Friday, 9 July 2010
The view from the public (school) sector - A boarder goes home for the summer hols
"Pa pulls up in his ropey old Audi. Massive cringe - The other boys zip home in brand new TVRs and Porsches, because their old men have made killings in the bond market or on their "property portfolios". My Pa's property porfolio amounts to a crumbling old stately home and some cottages in Northumberland and Pa says that the upkeep means he'll never be able to afford a "fucking Porsche" which is no big deal apparently because they're driven by rich oiks anyway.
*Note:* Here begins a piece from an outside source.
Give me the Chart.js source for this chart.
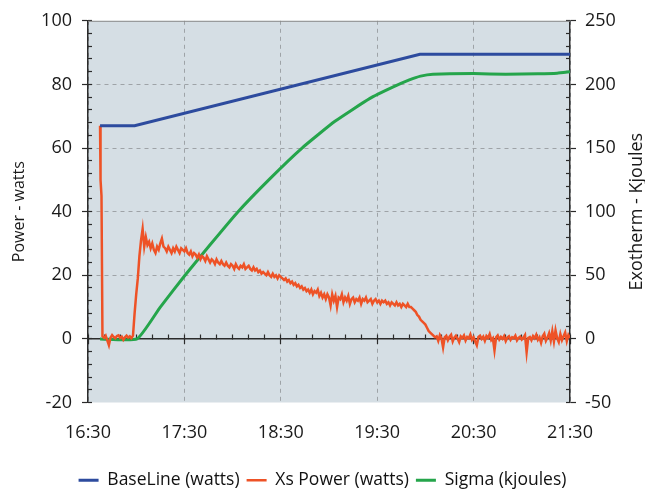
<!DOCTYPE html>
<html><head><meta charset="utf-8">
<script src="https://cdn.jsdelivr.net/npm/chart.js@4.4.1/dist/chart.umd.min.js"></script>
<style>html,body{margin:0;padding:0;background:#fff;}#wrap{width:645px;height:491px;position:relative;}</style>
</head><body><div id="wrap"><canvas id="c" width="645" height="491"></canvas></div>
<script>
// x values are minutes after 16:30
const timeLabels = ['16:30', '17:30', '18:30', '19:30', '20:30', '21:30'];
const powerTicks = [-20, 0, 20, 40, 60, 80, 100];
const exothermTicks = [-50, 0, 50, 100, 150, 200, 250];

const baselineMin = [7.5, 29, 206.6, 300];
const baselineWatts = [67, 67, 89.5, 89.5];

const sigmaMin = [7.5, 30.5, 45, 60.4, 76, 93.4, 113.3, 133.2, 153.7, 175.5, 190, 200, 207, 214.7, 240, 260, 280, 292, 300];
const sigmaKJ = [0, 0, 25, 50, 74, 100, 126, 150, 171, 189, 198, 203.5, 206.5, 208, 208.5, 208, 208.3, 208.8, 210];

const xsLeadMin = [7.5, 7.8, 8.4];
const xsLeadWatts = [67, 50, 45];
const xsStartMin = 9; // then one reading per minute
const xsWatts = [
  0.8, 0.3, 1.0, -0.5, -2.0, 0.4, 1.2, 0.6, 0.2, 0.9, 1.1, 0.3, 0.7, -0.3, 0.5, 1.0, 0.4, 0.8, 0.2, 1.0,
  8, 14, 19, 26, 31, 34.6, 29, 32, 29.5, 30.5, 28.5, 30,
  28, 27, 29, 28, 30, 31.5, 29, 28.5, 27.5, 29, 28, 27, 28.5, 27.5, 29, 28, 27, 28.5, 28, 27.5,
  28.5, 27, 26.5, 27.5, 26, 27, 26.5, 25.5, 26.5, 25, 26, 25.5, 24.5, 26, 25, 24, 25, 24.5, 23.5, 25,
  24, 23.5, 24.5, 23.5, 23, 24, 23, 22.5, 23.5, 23, 22, 23.5, 22.5, 22, 23, 22.5, 23.5, 22, 22.5, 23,
  22, 21.5, 22.5, 21.5, 22, 21, 21.5, 20.5, 21, 20.5, 20, 21, 20, 19.5, 20.5, 19.5, 20, 19, 20, 19.5,
  19, 18.5, 19, 18, 18.5, 17.5, 18, 17, 17.5, 16.5, 17, 16, 16.5, 15.5, 16, 15, 15.5, 14.5, 15.5, 14,
  15, 14.5, 15.5, 13.5, 14.5, 13, 14, 12.5, 14, 13, 10.5, 14, 12, 13.5, 10, 13, 12.5, 14, 11.5, 13,
  12, 13.5, 11, 12.5, 13, 11.5, 12.5, 12, 13, 11, 12.5, 12, 13, 11.5, 12, 12.5, 11, 12, 12.5, 11.5,
  12, 11, 12, 11.5, 12, 11, 11.5, 10.5, 11.5, 11, 10.5, 11.5, 10.5, 11, 10, 11, 10.5, 10, 11, 10,
  10, 9.5, 9, 8.5, 7.5, 7, 6, 5.5, 5, 4.5, 3.5, 2.5, 2, 1.5, 1, 0.5,
  0.8, -0.6, 1.2, 0.2, -2.7, 0.5, 1.0, -0.4, 0.7, 1.3,
  -0.8, 0.4, 1.0, 0.1, -1.0, 0.8, 0.3, 1.1, -0.5, 0.6,
  0.2, 1.4, -0.3, 0.5, -0.8, -2.0, 0.6, 1.0, 0.0, 0.7,
  -0.6, 0.9, 0.3, 1.5, -0.4, 0.2, -3.6, 0.5, 1.1, -0.2,
  0.6, 0.0, 0.9, -0.7, 0.4, 0.8, -0.3, 0.5, 0.2, 1.0,
  -0.5, 0.3, 0.7, -0.2, 0.4, 1.2, -4.2, 0.3, 0.6, -0.4,
  0.9, 0.2, 1.3, -0.3, 0.5, -1.2, 0.8, 1.6, -0.6, 0.4,
  1.8, -0.5, 2.4, -0.8, 2.7, 0.2, -1.0, 1.5, -0.4, 0.8,
  2.0, -0.7, 1.2, 0.3
];

const FONT = '"Open Sans", "Noto Sans", sans-serif';
const DARK = '#2b2b2b';
const GRID = '#9ea3a7';

const pts = (xs, ys) => xs.map((x, i) => ({x: x, y: ys[i]}));
const xsPoints = pts(xsLeadMin, xsLeadWatts).concat(xsWatts.map((v, i) => ({x: xsStartMin + i, y: v})));

const plotDeco = {
  id: 'plotDeco',
  beforeDraw(chart) {
    const {ctx, chartArea: a} = chart;
    ctx.save();
    ctx.fillStyle = '#d5dee4';
    ctx.fillRect(a.left, a.top, a.right - a.left, a.bottom - a.top);
    ctx.restore();
  },
  beforeDatasetsDraw(chart) {
    const {ctx, chartArea: a} = chart;
    ctx.save();
    ctx.strokeStyle = '#8a8a8a';
    ctx.lineWidth = 1;
    ctx.beginPath();
    ctx.moveTo(a.left, a.top + 0.5);
    ctx.lineTo(a.right, a.top + 0.5);
    ctx.stroke();
    ctx.restore();
  },
  afterDraw(chart) {
    const {ctx, chartArea: a} = chart;
    const s = chart.scales.y2;
    ctx.save();
    ctx.translate(s.right - 8, (a.top + a.bottom) / 2);
    ctx.rotate(-Math.PI / 2);
    ctx.font = '18px ' + FONT;
    ctx.fillStyle = '#1a1a1a';
    ctx.textAlign = 'center';
    ctx.textBaseline = 'middle';
    ctx.fillText('Exotherm - Kjoules', 0, 0);
    ctx.restore();
  }
};

new Chart(document.getElementById('c'), {
  type: 'line',
  data: {
    datasets: [
      {label: 'BaseLine (watts)', data: pts(baselineMin, baselineWatts), borderColor: '#2d4b9e', backgroundColor: '#2d4b9e', borderWidth: 3, pointRadius: 0, yAxisID: 'y', xAxisID: 'x'},
      {label: 'Xs Power (watts)', data: xsPoints, borderColor: '#ee5226', backgroundColor: '#ee5226', borderWidth: 2.5, pointRadius: 0, yAxisID: 'y', xAxisID: 'x'},
      {label: 'Sigma (kjoules)', data: pts(sigmaMin, sigmaKJ), borderColor: '#25a54b', backgroundColor: '#25a54b', borderWidth: 3, pointRadius: 0, tension: 0.15, yAxisID: 'y2', xAxisID: 'x'}
    ]
  },
  options: {
    responsive: false,
    animation: false,
    devicePixelRatio: 1,
    layout: {padding: {top: 19, bottom: -8, left: 0, right: 0}},
    plugins: {
      tooltip: {enabled: false},
      legend: {
        position: 'bottom',
        labels: {usePointStyle: true, pointStyle: 'line', pointStyleWidth: 20, padding: 7, color: '#111', font: {family: FONT, size: 17.5}}
      }
    },
    scales: {
      x: {
        type: 'linear', min: 0, max: 300, position: 'bottom',
        afterFit: s => { s.height = 62; },
        ticks: {stepSize: 60, padding: 20, color: '#1a1a1a', font: {family: FONT, size: 18},
          callback: (v) => timeLabels[Math.round(v / 60)]},
        grid: {color: GRID, lineWidth: 1, drawTicks: false},
        border: {display: false, dash: [4, 4]}
      },
      xMinor: {
        type: 'linear', axis: 'x', min: 0, max: 300, position: {y: 0},
        ticks: {display: false, stepSize: 10, autoSkip: false},
        grid: {drawOnChartArea: false, drawTicks: true, tickLength: -5, tickColor: DARK, tickWidth: 1.2},
        border: {display: true, color: DARK, width: 1.5}
      },
      xMajor: {
        type: 'linear', axis: 'x', min: 0, max: 300, position: {y: 0},
        ticks: {display: false, stepSize: 60, autoSkip: false},
        grid: {drawOnChartArea: false, drawTicks: true, tickLength: 5, tickColor: DARK, tickWidth: 1.2},
        border: {display: false}
      },
      y: {
        type: 'linear', position: 'left', min: -20, max: 100,
        afterFit: s => { s.width = 88; },
        afterBuildTicks: s => { s.ticks = powerTicks.map(v => ({value: v})); },
        ticks: {padding: 10, color: '#1a1a1a', font: {family: FONT, size: 18}},
        grid: {color: c => (c.tick && (c.tick.value === -20 || c.tick.value === 100 || c.tick.value === 0)) ? 'rgba(0,0,0,0)' : GRID,
          lineWidth: 1, drawTicks: true, tickLength: 6, tickColor: DARK, tickWidth: 1.2},
        border: {display: true, color: DARK, width: 1.5, dash: [4, 4]},
        title: {display: true, text: 'Power - watts', color: '#1a1a1a', font: {family: FONT, size: 16}, padding: {top: 10, bottom: 0}}
      },
      yMinor: {
        type: 'linear', axis: 'y', min: -20, max: 100, position: {x: 0},
        ticks: {display: false, stepSize: 4, autoSkip: false},
        grid: {drawOnChartArea: false, drawTicks: true, tickLength: -4, tickColor: DARK, tickWidth: 1.2},
        border: {display: false}
      },
      y2: {
        type: 'linear', position: 'right', min: -50, max: 250,
        afterFit: s => { s.width = 75; },
        afterBuildTicks: s => { s.ticks = exothermTicks.map(v => ({value: v})); },
        ticks: {padding: 9, color: '#1a1a1a', font: {family: FONT, size: 18}},
        grid: {drawOnChartArea: false, drawTicks: true, tickLength: 6, tickColor: DARK, tickWidth: 1.2},
        border: {display: true, color: DARK, width: 1.5}
      },
      y2Minor: {
        type: 'linear', axis: 'y', min: -50, max: 250, position: {x: 300},
        ticks: {display: false, stepSize: 10, autoSkip: false},
        grid: {drawOnChartArea: false, drawTicks: true, tickLength: 4, tickColor: DARK, tickWidth: 1.2},
        border: {display: false}
      }
    }
  },
  plugins: [plotDeco]
});
</script></body></html>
Everything's falling to bits on the estate. It's grimmer than school where the mould in the dormies was up to my shoulder this term. I shoved Dicky Drew against the mould last week and it left brown smears on his blazer. My mate Pablo told everyone that Dicky had shat himself in terror and it had all shot upwards. But Dicky then went and blubbed to the House Master and we all got end of term detention in that shithouse where the Removes jerk themselves off every lunchtime. Fuck, that place stinks of piss. It hasn't had a "lick of paint" for years and however hard we try we can't persuade the boys in Form One to chuck the old Dulux on their tongues and to give it that "lick" it richly deserves.
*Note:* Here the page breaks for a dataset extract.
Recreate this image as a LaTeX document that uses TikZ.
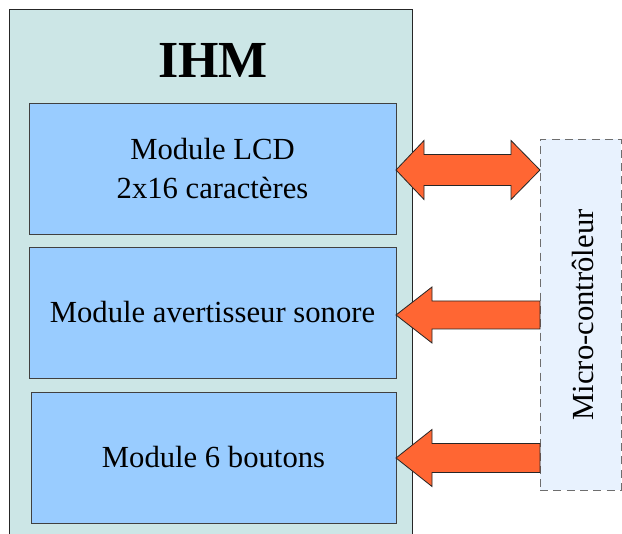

Ma and Pa couldn't give a toss about the dorms, although Ma says that if I left the old place and went to the local "Academy" school I could play my computer games in a shiny new "ICT suite". Pa says that these shiny new buildings are financed by a bunch of bloodsucking bankers, who charge an arm and a leg for buildings that will probably fall down within a decade.
He tells me to stop moaning about the dorms and the forms - it was the same in his bloody day. Shiny new buildings won't make you better at translating Cicero or Catullus. And mould is character building anyway. I told him that some of those bloodsucking bankers he had referred to send their boys to the school nowadays. And he said "There you go. Even these arrivistes realise that a bit of mould won't do their precious little boys any harm. So why are they shoving their horrendous financing schemes on poor unsuspecting education ministers and their dim apparatchiks? It's just a bloody racket, spun by that crook and fraudster Brown and his bunch of Stalinist henchmen when Labour was in power. Well done Mister Gove for putting an end to this racket."
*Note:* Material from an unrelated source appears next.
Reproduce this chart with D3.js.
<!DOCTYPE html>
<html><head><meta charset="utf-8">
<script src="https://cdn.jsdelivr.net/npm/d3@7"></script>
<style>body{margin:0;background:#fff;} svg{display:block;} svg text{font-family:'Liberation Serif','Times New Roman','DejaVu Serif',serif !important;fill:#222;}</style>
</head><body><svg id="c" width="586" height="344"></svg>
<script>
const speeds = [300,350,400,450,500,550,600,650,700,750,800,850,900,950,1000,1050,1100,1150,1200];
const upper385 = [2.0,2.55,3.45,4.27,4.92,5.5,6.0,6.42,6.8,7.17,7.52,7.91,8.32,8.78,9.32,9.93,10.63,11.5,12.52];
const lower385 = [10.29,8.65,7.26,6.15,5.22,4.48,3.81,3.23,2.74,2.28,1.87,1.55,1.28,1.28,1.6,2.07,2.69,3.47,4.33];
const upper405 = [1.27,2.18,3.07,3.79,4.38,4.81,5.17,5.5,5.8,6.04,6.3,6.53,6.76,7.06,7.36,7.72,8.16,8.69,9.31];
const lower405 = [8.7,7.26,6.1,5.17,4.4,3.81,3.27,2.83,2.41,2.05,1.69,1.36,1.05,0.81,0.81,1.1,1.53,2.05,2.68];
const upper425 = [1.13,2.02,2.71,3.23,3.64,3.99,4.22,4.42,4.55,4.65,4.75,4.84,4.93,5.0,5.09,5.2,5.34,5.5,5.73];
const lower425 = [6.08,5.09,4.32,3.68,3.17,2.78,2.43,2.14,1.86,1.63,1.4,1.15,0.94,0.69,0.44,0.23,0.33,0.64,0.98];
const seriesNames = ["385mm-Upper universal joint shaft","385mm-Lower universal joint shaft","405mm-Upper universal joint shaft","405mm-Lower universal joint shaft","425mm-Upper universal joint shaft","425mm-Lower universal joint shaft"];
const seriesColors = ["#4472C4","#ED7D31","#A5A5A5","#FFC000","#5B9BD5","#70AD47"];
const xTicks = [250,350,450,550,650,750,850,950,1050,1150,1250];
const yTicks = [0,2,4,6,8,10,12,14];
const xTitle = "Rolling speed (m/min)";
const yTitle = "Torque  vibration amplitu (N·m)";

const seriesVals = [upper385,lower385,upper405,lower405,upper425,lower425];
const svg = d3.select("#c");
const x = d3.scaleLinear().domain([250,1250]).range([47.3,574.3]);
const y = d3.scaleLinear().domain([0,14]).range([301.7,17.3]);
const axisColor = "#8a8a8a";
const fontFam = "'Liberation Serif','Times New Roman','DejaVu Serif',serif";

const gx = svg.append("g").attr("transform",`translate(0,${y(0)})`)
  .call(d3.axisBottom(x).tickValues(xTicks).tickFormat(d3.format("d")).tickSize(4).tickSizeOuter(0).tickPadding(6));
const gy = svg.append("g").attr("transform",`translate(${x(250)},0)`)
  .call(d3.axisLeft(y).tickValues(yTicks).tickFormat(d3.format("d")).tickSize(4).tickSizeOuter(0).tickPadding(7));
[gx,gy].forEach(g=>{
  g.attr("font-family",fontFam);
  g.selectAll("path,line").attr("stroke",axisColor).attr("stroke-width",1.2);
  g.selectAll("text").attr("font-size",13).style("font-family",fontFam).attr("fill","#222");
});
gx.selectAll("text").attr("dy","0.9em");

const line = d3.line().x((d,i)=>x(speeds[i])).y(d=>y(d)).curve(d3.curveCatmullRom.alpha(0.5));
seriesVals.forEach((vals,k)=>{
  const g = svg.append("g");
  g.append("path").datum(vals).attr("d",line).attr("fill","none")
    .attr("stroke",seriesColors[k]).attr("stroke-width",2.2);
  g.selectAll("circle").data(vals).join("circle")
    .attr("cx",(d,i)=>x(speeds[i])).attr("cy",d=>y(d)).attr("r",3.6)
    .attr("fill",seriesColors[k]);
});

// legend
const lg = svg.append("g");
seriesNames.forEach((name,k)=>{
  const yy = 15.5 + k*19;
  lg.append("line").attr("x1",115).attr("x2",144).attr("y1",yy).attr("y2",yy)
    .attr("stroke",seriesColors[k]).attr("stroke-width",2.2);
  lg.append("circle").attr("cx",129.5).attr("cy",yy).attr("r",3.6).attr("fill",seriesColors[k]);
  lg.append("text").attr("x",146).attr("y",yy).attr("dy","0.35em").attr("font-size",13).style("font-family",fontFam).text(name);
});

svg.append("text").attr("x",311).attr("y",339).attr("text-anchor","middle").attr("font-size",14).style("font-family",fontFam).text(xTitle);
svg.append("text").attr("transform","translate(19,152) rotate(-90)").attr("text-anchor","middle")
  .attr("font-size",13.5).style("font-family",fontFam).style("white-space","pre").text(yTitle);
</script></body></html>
Then Ma tells Pa to stop ranting and says that she rather admires the architecture of the local "Academy". Pa says that just because it's designed by some wanker who lives in Islington, doesn't mean its worth twenty million quid to the taxpayer thank you very much. Then Ma just silently wanders over to the television and switches on Eastenders, while Pa storms off and locks himself in his study with his typewriter and a bottle of Jack Daniels. Ma says that if he didn't drink so much he'd see that his study could well do with a "lick of paint". I'm buggered if I don't agree with her."